Going over Dallas tape isn’t a bad idea in that regard.

The Mavs previously had one of the NBA’s best pick-and-roll duos with Luka Doncic handling the ball and forward Dwight Powell creating gravity as one of the most athletic rim-rollers in the league. Putting above-average shooters around them allowed Dallas to produce the top-rated offense in the league.

Powell recently suffered a season-ending Achilles injury, and the importance of a guy widely viewed as a role player was shown not only in how the Suns held them to 104 points, but in how the Mavericks reacted after the tough news. They swung a trade with the Golden State Warriors for center Willie Cauley-Stein, a similar rim-rolling athlete.

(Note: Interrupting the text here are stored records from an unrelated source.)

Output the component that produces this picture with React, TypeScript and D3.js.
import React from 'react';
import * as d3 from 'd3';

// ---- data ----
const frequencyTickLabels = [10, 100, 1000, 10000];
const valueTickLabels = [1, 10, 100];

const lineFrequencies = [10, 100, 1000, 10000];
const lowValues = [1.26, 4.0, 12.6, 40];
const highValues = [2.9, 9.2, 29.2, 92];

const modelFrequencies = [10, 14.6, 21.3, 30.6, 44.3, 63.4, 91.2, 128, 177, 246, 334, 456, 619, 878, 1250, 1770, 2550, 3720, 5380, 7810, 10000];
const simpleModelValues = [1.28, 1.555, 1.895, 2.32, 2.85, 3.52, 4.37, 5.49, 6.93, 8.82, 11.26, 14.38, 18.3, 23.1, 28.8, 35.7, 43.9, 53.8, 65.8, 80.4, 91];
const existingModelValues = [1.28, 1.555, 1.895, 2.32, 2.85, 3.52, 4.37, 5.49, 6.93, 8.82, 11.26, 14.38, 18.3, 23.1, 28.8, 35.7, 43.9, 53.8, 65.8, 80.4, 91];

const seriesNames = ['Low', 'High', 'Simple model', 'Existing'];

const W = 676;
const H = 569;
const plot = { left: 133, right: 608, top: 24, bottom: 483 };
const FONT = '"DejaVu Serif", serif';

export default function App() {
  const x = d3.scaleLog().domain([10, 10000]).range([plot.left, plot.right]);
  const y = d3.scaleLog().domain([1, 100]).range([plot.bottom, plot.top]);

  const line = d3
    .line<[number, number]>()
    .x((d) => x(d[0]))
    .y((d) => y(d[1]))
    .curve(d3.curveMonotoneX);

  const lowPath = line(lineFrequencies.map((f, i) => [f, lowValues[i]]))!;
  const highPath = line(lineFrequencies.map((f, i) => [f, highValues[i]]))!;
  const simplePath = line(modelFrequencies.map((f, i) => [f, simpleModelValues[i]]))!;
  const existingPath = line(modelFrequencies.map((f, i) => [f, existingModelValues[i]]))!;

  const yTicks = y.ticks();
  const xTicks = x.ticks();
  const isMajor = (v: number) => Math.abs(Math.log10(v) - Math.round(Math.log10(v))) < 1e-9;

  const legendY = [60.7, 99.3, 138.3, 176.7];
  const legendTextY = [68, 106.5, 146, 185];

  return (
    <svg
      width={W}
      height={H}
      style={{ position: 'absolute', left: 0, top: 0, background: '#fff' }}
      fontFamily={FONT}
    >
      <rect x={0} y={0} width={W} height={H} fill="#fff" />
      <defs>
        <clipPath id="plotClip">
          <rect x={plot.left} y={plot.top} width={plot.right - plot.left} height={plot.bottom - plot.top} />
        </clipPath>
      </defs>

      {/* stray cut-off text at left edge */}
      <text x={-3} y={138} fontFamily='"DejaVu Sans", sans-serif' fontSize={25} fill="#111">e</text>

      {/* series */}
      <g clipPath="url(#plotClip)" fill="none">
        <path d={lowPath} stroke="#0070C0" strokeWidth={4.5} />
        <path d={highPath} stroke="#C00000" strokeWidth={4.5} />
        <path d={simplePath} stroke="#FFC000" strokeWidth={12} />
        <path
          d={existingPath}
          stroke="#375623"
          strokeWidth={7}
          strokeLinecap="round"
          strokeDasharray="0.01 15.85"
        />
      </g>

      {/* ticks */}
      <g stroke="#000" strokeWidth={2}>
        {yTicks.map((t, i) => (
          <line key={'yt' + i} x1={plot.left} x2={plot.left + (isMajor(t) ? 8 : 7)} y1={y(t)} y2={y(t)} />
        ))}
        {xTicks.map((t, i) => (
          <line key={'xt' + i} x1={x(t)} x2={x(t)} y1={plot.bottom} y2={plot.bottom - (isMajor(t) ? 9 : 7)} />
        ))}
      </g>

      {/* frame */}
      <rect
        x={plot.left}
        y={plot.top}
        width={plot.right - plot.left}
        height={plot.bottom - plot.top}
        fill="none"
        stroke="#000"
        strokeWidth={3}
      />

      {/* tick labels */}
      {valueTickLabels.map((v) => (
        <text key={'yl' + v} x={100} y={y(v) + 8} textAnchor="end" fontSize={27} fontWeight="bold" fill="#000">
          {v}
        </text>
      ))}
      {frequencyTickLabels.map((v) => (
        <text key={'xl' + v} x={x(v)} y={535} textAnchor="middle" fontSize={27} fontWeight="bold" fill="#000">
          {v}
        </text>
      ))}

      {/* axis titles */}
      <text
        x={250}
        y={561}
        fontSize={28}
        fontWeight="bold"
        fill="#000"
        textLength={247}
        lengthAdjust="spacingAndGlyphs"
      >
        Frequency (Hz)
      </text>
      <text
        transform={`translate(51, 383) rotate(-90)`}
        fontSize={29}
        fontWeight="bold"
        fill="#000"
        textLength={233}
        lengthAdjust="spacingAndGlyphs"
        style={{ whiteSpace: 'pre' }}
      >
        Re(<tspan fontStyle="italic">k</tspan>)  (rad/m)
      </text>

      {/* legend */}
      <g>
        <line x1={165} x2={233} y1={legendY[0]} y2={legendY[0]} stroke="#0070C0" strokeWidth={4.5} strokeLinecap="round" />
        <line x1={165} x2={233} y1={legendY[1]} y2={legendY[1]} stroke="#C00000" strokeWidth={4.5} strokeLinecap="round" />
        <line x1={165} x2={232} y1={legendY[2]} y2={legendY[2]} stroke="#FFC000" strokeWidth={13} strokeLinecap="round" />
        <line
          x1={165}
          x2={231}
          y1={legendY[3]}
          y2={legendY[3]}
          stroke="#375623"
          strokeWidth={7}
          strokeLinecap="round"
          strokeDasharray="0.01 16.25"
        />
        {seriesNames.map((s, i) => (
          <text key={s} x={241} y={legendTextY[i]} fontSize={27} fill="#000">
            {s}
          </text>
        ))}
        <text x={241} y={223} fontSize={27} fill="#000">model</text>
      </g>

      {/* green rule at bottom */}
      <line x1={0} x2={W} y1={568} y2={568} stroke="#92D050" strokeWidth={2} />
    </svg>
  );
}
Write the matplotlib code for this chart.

While Cauley-Stein debuted Tuesday for Dallas, the Suns can still gain a lot from the tape.

“Every team in the league is dealing with handling tagging a dynamic diver and getting out to the three-point shooter,” Williams said. “It’s something that we all have tried our best to take away without falling into just switching all the time. We’re always working on that.”

On the clip below, you’ll see a basic example of how Dallas creates problems by overloading defenders with decisions.

As Devin Booker and Deandre Ayton were engaged in a pick-and-roll featuring Tim Hardaway Jr. and Maxi Kleber, Kelly Oubre is put in a compromising position. He must determine if Kleber, who is more of a shooter than a diver, is going to roll or pop. Leaving Dorian Finney-Smith, a 38% three-point shooter, is a risky proposition.

Do you tag aggressively? Do you fake it? Do you not even bother if your man sitting in the corner is that good a shooter?

Oubre makes some effort to feign dropping into the paint without physically tagging Kleber, and it’s not enough to disrupt the roll as Ayton attempts to keep Hardaway in front of him as Booker recovers.

Hardaway appears to go up for a shot but with nice timing elects to dump off a pass to Kleber as Booker attempts to box him out, thinking the shot is going up.

Even without knowing how the Suns wanted the coverage to work, the decision-making complexities put on Oubre on that play are immense.

Luckily for Phoenix, it helped Tuesday that the Mavericks are still feeling out their Powell-less roster.

On the other side of the ball, the Suns of course would like to cause the same problems they’re trying to stop. A 13-of-15 shooting night for Deandre Ayton certainly had the same elements of success that’s made Dallas so great.

Here’s Doncic putting in effort to stop Ayton’s role while leaving Mikal Bridges open in the corner. Doncic does his job, but Ayton’s size and strength over Finney-Smith — plus his willingness to hold his position just long enough — allows Booker to get him the ball for a short jump-hook.

Even doing it right doesn’t mean it’ll work. Ayton scored 31 points, and the shooters knocked down 12 of 28 threes (43%).

“I think he’s locked in on all cylinders,” Booker said of the second-year center. “I’m not saying he wasn’t focused before, it’s just finding out what works, what doesn’t work and sticking with that. I think his effort and energy, using his size, early seals in transition, creating mismatches with his screens, there’s countless numbers of things that he’s doing on the floor that I think he’s figuring out one day at a time.”

Those pick-and-roll-focused film sessions hold value for Ayton’s development too.

“Every game he’s probably going to see something different,” Booker added. “That’s just the learning curve, you know, figuring out how teams are going to guard you or how teams think they’re going to stop you.”

Such are the details that Williams hopes can be soaked up by his young team to string together better games more consistently.